The district judge allowed plaintiff to amend his original petition after the defendant interposed its initial exception of no cause of action. The plaintiff made full use of the opportunity to amend and made numerous changes in the allegations of his petition. The defendant again interposed an exception of no cause of action which was properly maintained by the district judge. Appellant now demands still another opportunity to amend.

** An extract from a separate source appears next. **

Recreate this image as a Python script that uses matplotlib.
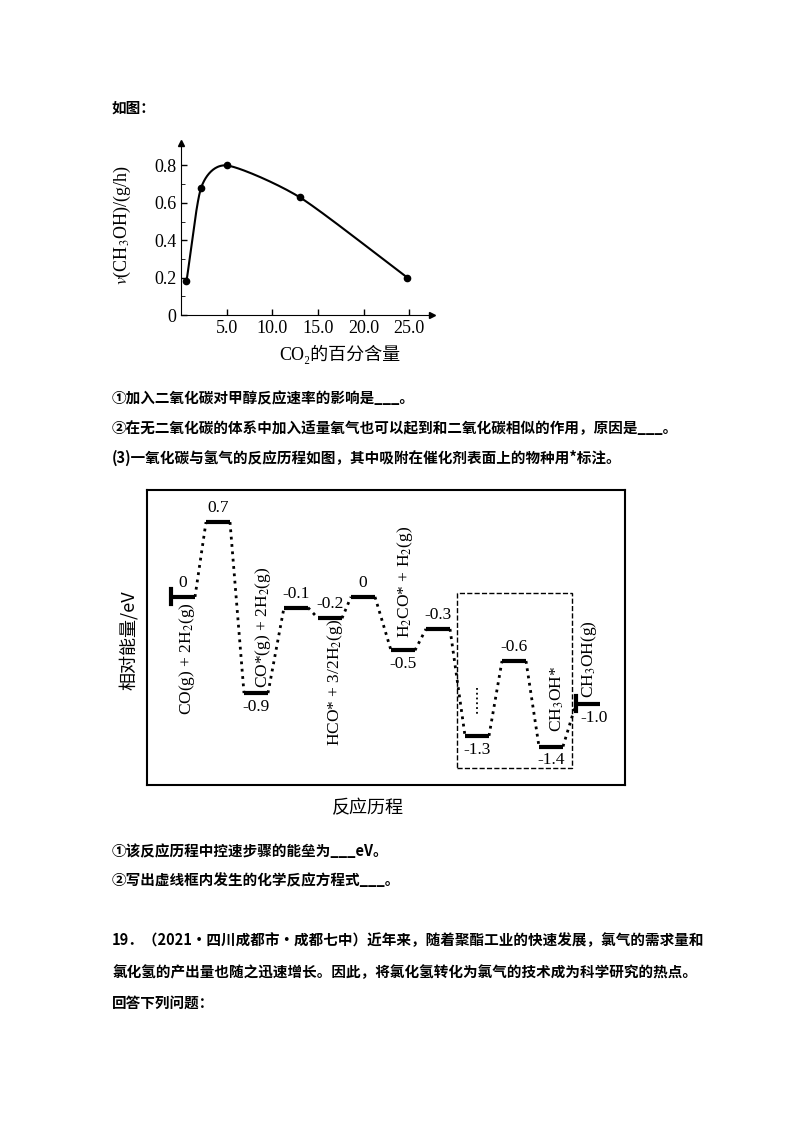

The initial amendment of the petition allowed by the district judge in response to the first exception of no cause of action fulfilled the requirements of Article 934. The first exception was obviously well founded for the same reasons that the present exception is well founded. Though the initial amendment was allowed before a judgment sustaining the exception it fully served and effectuated the purpose of Article 934. Allowing further amendments by plaintiff would merely be an invitation to plaintiff to engage in speculative pleading.[3]

This assignment of error is without merit.

The judgment is AFFIRMED at appellant's costs.

NOTES

[1] September 21, 1979 Mr. Paul B. Wilkins Post Office Box 648 Columbia, Louisiana 71418 Re: 1979 Wilcox Drilling Program Caldwell, Winn, and LaSalle Parishes, Louisiana

This Letter Agreement evidences agreement wherein Paul B. Wilkins as a Non-Operator, agrees to participate for a one-eighth (1/8) working interest with Hogan Drilling Company, Inc., as Operator, in the drilling of nine (9) Wilcox wells as follows:

(1) For the sum of $72,000.00, payable into an escrow account at the Citizens Progressive Bank, Columbia, Louisiana, prior to October 5, 1979, Hogan agrees to assign to you, upon your request, without warranty of title, a one-eighth (1/8) working interest in the initial wells on the prospects listed in the attached Exhibit "A". One-ninth (1/9) of the escrowed sum shall be released by the Citizen's Progressive Bank after completion of Hogan's obligations on each individual prospect as described herein.

(2) For the above sum, Hogan agrees to furnish all leases, geological evaluation, drillsite title work, staking, permitting, surface damage cost, and turnkey drilling cost through logging to a depth of 2990 feet or through the objective formation as determined by Operator.

(3) If upon completion of logging, a well is determined to be non-commercial, the well will be plugged and abandoned at no additional risk or cost to Non-Operators.

(4) If, however, it is determined by Operator that the well is commercial and should be completed, all costs from that point forward shall be borne on a percentage of ownership basis. Completion costs will be invoiced initially on an estimated basis, payable within fifteen (15) days.

(5) Non-Operators shall have the option of participating on any additional wells on the same geological prospect; however, there shall be no obligation to participate. In the event a Non-Operator elects non-participation in an additional well on the prospect, the non-participating interest shall revert to Hogan for all additional wells on the prospect.

(6) It is expressly understood that the working interest conveyed herein is not for resale by Non-Operators without the express written consent of Operator. It is provided, however, that Operator shall not withhold consent arbitrarily and this provision shall not act to prevent the transfer of any or all of a Non-Operator's interest to a separate entity of which Non-Operator has complete financial control.

If the terms and provisions as set out above are agreeable to you, please sign both copies and return one to us.

Sincerely, HOGAN DRILLING COMPANY, INC. BY:/s/Robert F. Meredith, III Robert F. Meredith, III ACCEPTED AND AGREED: PAUL B. WILKINS BY:/s/ Paul B. Wilkins DATE: 9/25/79

[2] The leases on the alleged substitute tract were owned half by defendant and half by Lyons Petroleum.

[3] At oral argument counsel for appellant candidly admitted that there were no truthful allegations which could be made in an additional amendment to the petition that would remove the basis of defendant's exception.